Selon les révélations de l’hebdomadaire Der Spiegel et de la chaîne de télévision ZDF, cela fait plusieurs années que d’anciens pilotes de la Luftwaffe sont recrutés par l’Armée populaire de libération en tant qu’instructeurs. Et leurs salaires [juteux] transiteraient via des sociétés écran immatriculées aux Seychelles.

« Nous sommes inquiets que des militaires, après avoir travaillé pour l’État allemand, puissent avoir des emplois qui les amènent à trahir des secrets d’État », a commenté Konstantin von Notz, le président du comité de contrôle des services de renseignement du Bundestag [chambre basse du Parlement, ndlr], auprès de la ZDF.

« Il est absurde que d’anciens militaires de la Luftwaffe puissent former des pilotes de chasse en Chine. Nous ne pouvons pas tolérer cela », s’est indignée la députée Marie-Agnes Strack-Zimmermann, la présidente de la commission de la Défense. « Il est temps que cette naïveté allemande cesse », a-t-elle insisté car le « fait que nous aidions indirectement la Chine à moderniser ses propres forces aériennes est inacceptable ».

Cela étant, pour M. Pistorius, il s’agit d’abord d’examiner « avec soin » les cas individuels d’anciens pilotes allemands ayant cédé au chant des sirènes chinoises… avant de punir « toute violation des règles ».

« Les militaires peuvent exercer d’autres activités après leur temps de service, mais dans le cadre de nos lois et de leurs obligations. Les faits doivent d’abord être clarifiés et ce n’est qu’après que des règles ou des lois plus strictes pourront être discutées », a déclaré le ministre allemand.

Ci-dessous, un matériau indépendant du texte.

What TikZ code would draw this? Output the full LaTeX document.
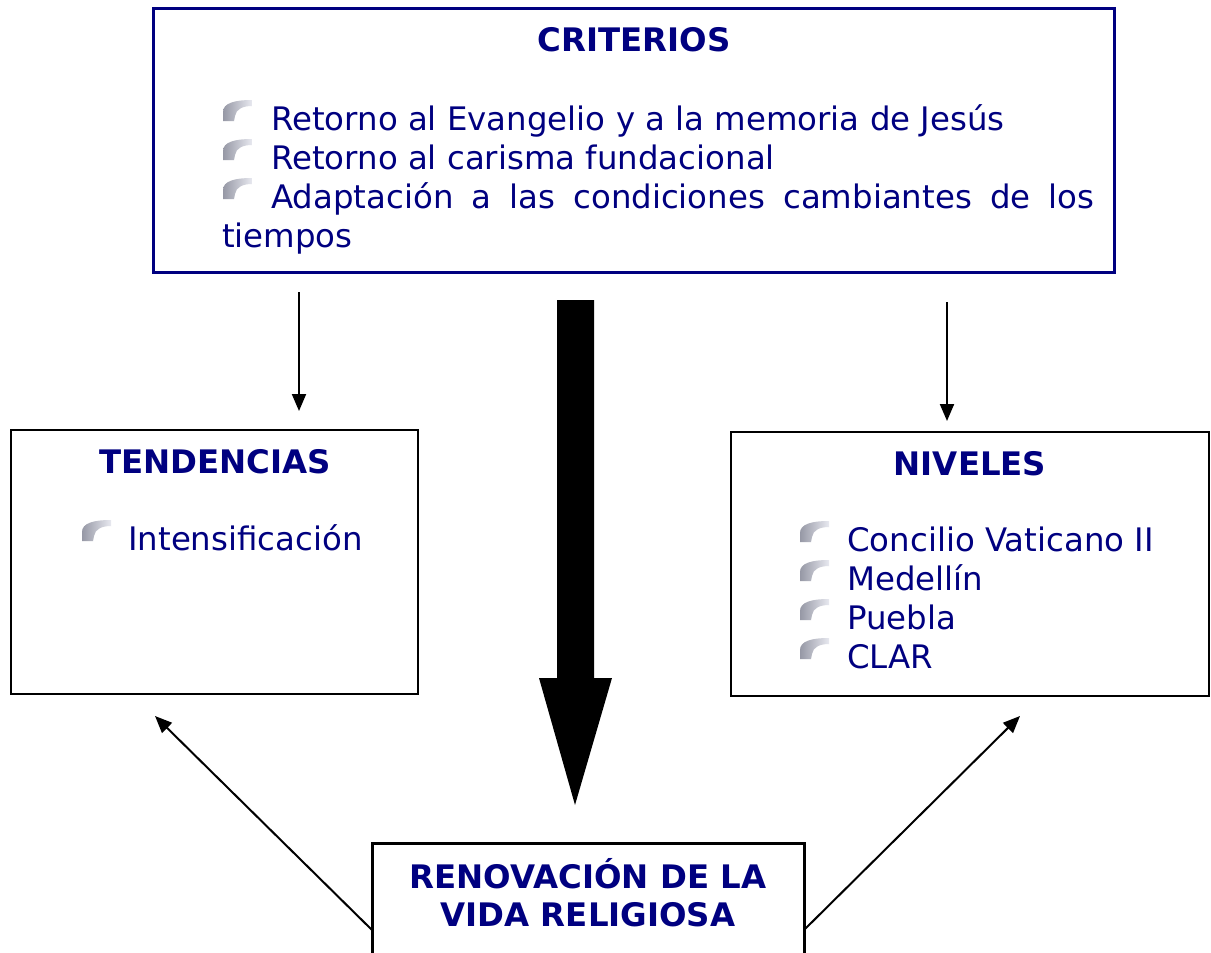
\documentclass[tikz,border=0pt]{standalone}
\usepackage{fontspec}
\setmainfont{DejaVu Sans}
\usetikzlibrary{arrows.meta}
\definecolor{navy}{RGB}{0,0,128}
\definecolor{bulL}{RGB}{150,152,165}
\definecolor{bulR}{RGB}{232,233,240}
\tikzset{
  box/.style={draw, rectangle, inner sep=0pt, fill=white},
  txt/.style={anchor=base west, inner sep=0pt, text=navy, font=\fontsize{32.4}{39}\selectfont},
  ttl/.style={anchor=base, inner sep=0pt, text=navy, font=\fontsize{32.4}{38}\selectfont\bfseries, align=center},
  thin/.style={line width=2pt, -{Triangle[length=17pt,width=14pt]}},
  bullet/.pic={
    \shade[left color=bulL, right color=bulR, draw=none]
      (0,0) -- (0,-9) .. controls (0,-18) and (12,-21) .. (29,-21) -- (29,-15)
      .. controls (20,-15) and (13,-12) .. (12,-5) -- (11,0) -- cycle;
  }
}
\begin{document}
\begin{tikzpicture}[x=1pt,y=-1pt]
\useasboundingbox (0,0) rectangle (1211,953);
\clip (0,0) rectangle (1211,953);
% boxes
\node[box, draw=navy, line width=3pt, minimum width=961pt, minimum height=264pt] (crit) at (633.5,140) {};
\node[box, line width=2pt, minimum width=407pt, minimum height=264pt] (tend) at (214.5,562) {};
\node[box, line width=2pt, minimum width=478pt, minimum height=264pt] (niv) at (970,564) {};
\node[box, line width=3pt, minimum width=432pt, minimum height=140pt] (reno) at (588,913) {};
% criterios text
\node[ttl] (critt) at (634,51) {CRITERIOS};
\pic at (223,121) {bullet};
\node[txt] (c1) at (271,130) {Retorno al Evangelio y a la memoria de Jesús};
\pic at (223,160) {bullet};
\node[txt] (c2) at (271,169) {Retorno al carisma fundacional};
\pic at (223,199) {bullet};
\node[txt] (c3) at (271,208) {\makebox[823pt][s]{Adaptación a las condiciones cambiantes de los}};
\node[txt] (c4) at (222,247) {tiempos};
% tendencias
\node[ttl] (tendt) at (215,473) {TENDENCIAS};
\pic at (82,541) {bullet};
\node[txt] (t1) at (128,550) {Intensificación};
% niveles
\node[ttl] (nivt) at (970,475) {NIVELES};
\pic at (800,542) {bullet};
\node[txt] (n1) at (847,551) {Concilio Vaticano II};
\pic at (800,581) {bullet};
\node[txt] (n2) at (847,590) {Medellín};
\pic at (800,620) {bullet};
\node[txt] (n3) at (847,629) {Puebla};
\pic at (800,659) {bullet};
\node[txt] (n4) at (847,668) {CLAR};
% renovacion
\node[ttl] (renot) at (588,926) {RENOVACIÓN DE LA\\VIDA RELIGIOSA};
% connectors
\coordinate (a1s) at (299,292); \coordinate (a1e) at (299,411);
\coordinate (a2s) at (947,302); \coordinate (a2e) at (947,421);
\draw[thin] (a1s) -- (a1e);
\draw[thin] (a2s) -- (a2e);
\coordinate (d1s) at (372,930); \coordinate (d1e) at (155,716);
\coordinate (d2s) at (804,930); \coordinate (d2e) at (1020,716);
\draw[thin] (d1s) -- (d1e);
\draw[thin] (d2s) -- (d2e);
% big arrow
\fill (557,300) -- (594,300) -- (594,678) -- (612,678) -- (575,805) -- (539,678) -- (557,678) -- cycle;
\end{tikzpicture}
\end{document}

La France n’étant pas épargnée par ce phénomène, le député Jean-Louis Thiériot avait interpellé, en novembre, le ministère des Armées, via une question écrite qui n’a toujours pas eu de réponse à ce jour. Puis il avait déposé une proposition de loi visant à établir une commission au sein de la Direction générale de la sécurité extérieure [DGSE] qui serait chargée de « contrôler les engagements au service d’une entité étrangère ou d’un État étranger des anciens militaires de l’armée française avec la mise en place d’une procédure spécifique d’autorisation préalable ».

Finalement, la semaine passée, les députés ont adopté l’article 20 du projet de Loi de programmation militaire [LPM] 2024-30. Ce texte porte en effet une disposition qui ne concernera pas uniquement les anciens pilotes puisqu’elle s’appliquera aux militaires ayant exercé « des fonctions présentant une sensibilité particulière ou requérant des compétences techniques spécialisées ».

Une fois rendus à la vie civile, ceux-ci devront faire part au ministère des Armées de leur intention « d’exercer une activité en échange d’un avantage personnel ou d’une rémunération dans le domaine de la défense ou de la sécurité au bénéfice, directement ou indirectement, d’un État étranger ou d’une entreprise ou d’une organisation ayant son siège en dehors du territoire national ou sous contrôle étranger ».